John Heileman, de la MSNBC, comparó el discurso de Biden con la segunda toma de posesión de Abe Lincoln, y sugirió que ver a «los Clinton, los Bush y los Obama» reunidos para el evento era como «los superhéroes de Marvel de nuevo en un mismo lugar» (no era la primera comparación de Los Vengadores tras las elecciones que se escuchaba en la televisión por cable). Rachel Maddow dijo que había gastado «media caja de Kleenex» mientras observaba el acto. Chris Wallace, en la Fox, dijo que el discurso de Biden era «el mejor discurso de investidura que he oído nunca», incluido el de John Kennedy «Ask Not». El tono alegre lo puso la noche anterior David Challen, de la CNN, que dijo que las luces a lo largo del Washington Mall eran como «extensiones de los brazos de Joe Biden abrazando a Estados Unidos».
Los periodistas que van a afirmar que un grupo de luces en bolsas de papel simbolizan un abrazo grupal de Joe Biden no van a ser intelectualmente o profesionalmente capaces de analizar con detenimiento el intento del gobierno de arrestar y encarcelar a los conservadores políticos y religiosos y a los libertarios, puesto que ya se han convencido a sí mismos de que estas personas constituyen una grave amenaza para lo que queda de la república. Lo más probable es que sirvan como brazo publicitario del Departamento de Justicia, siempre y cuando los fiscales se limiten a perseguir a hombres con trajes de búfalo ondeando banderas de Trump.
Para ser deprimentemente honesto, la única barrera para que la administración Biden lance una versión estadounidense de la Stasi contra los disidentes de la derecha sería la conciencia individual de los encargados de espiar y hacer las detenciones. Gran parte del Partido Demócrata y la mayoría de los periodistas de la corriente principal parecen no tener ningún problema en criminalizar la expresión y lanzar un régimen de arrestos y encarcelamientos masivos.
Tal y como yo lo veo, ya no estamos viendo las amenazas a nuestra libertad en abstracto. Durante años, he lanzado misiva tras misiva a los fiscales federales (y a veces a los estatales) y no he temido por mi propia seguridad y libertad, salvo algunas amenazas de muerte que recibí cuando escribí agresivamente contra Michael Nifong, el deshonesto fiscal del infame caso Duke Lacrosse, y no me las tomé en serio.
Esta situación es diferente porque los que eran los guardianes de la libertad ahora han decidido que la propia libertad es una amenaza para nuestro bienestar. Cuando el New York Times se manifiesta en contra de la libertad de expresión y cuando los periodistas piden que se utilice el poder del Estado contra otros periodistas que no les gustan, hemos doblado la esquina y nos dirigimos al abismo.

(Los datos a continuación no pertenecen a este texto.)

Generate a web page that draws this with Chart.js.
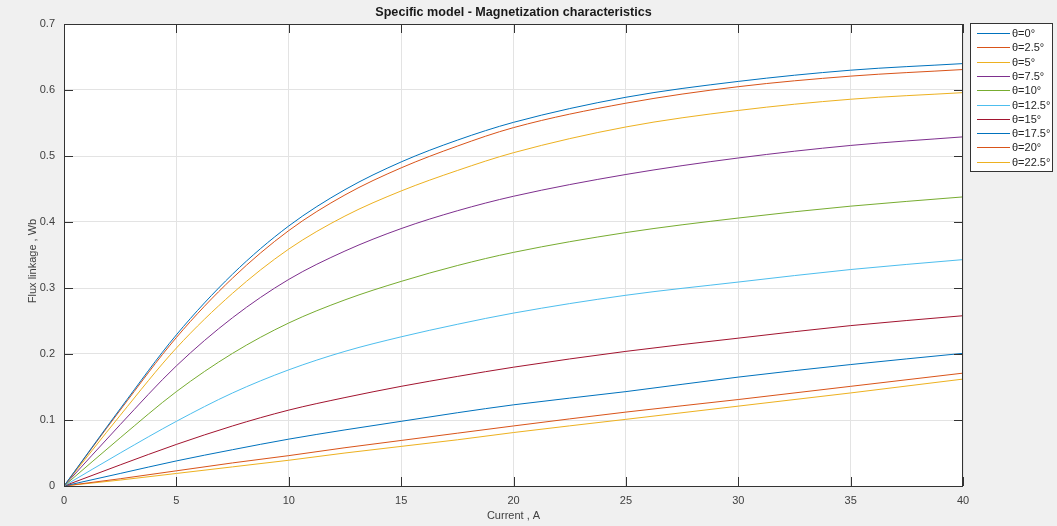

No, no espero que me lleven a un campo de concentración por haber escrito artículos críticos con los fiscales federales, pero este país está construyendo una masa crítica de periodistas, profesores y administradores universitarios y figuras políticas que bien podrían considerar los campos de concentración y otros dispositivos de «reeducación» como herramientas políticas legítimas. No estamos tan lejos de ese futuro distópico como uno podría pensar.
El derecho penal federal proporciona a estos grupos antilibertad el tipo de dispositivos que pueden utilizarse para criminalizar la expresión y convertir a los disidentes comunes en delincuentes. No debería sorprendernos que los ambiciosos fiscales del gobierno de Biden, alentados por medios como el New York Times y la MSNBC, decidan que ha llegado el momento de hacer precisamente eso.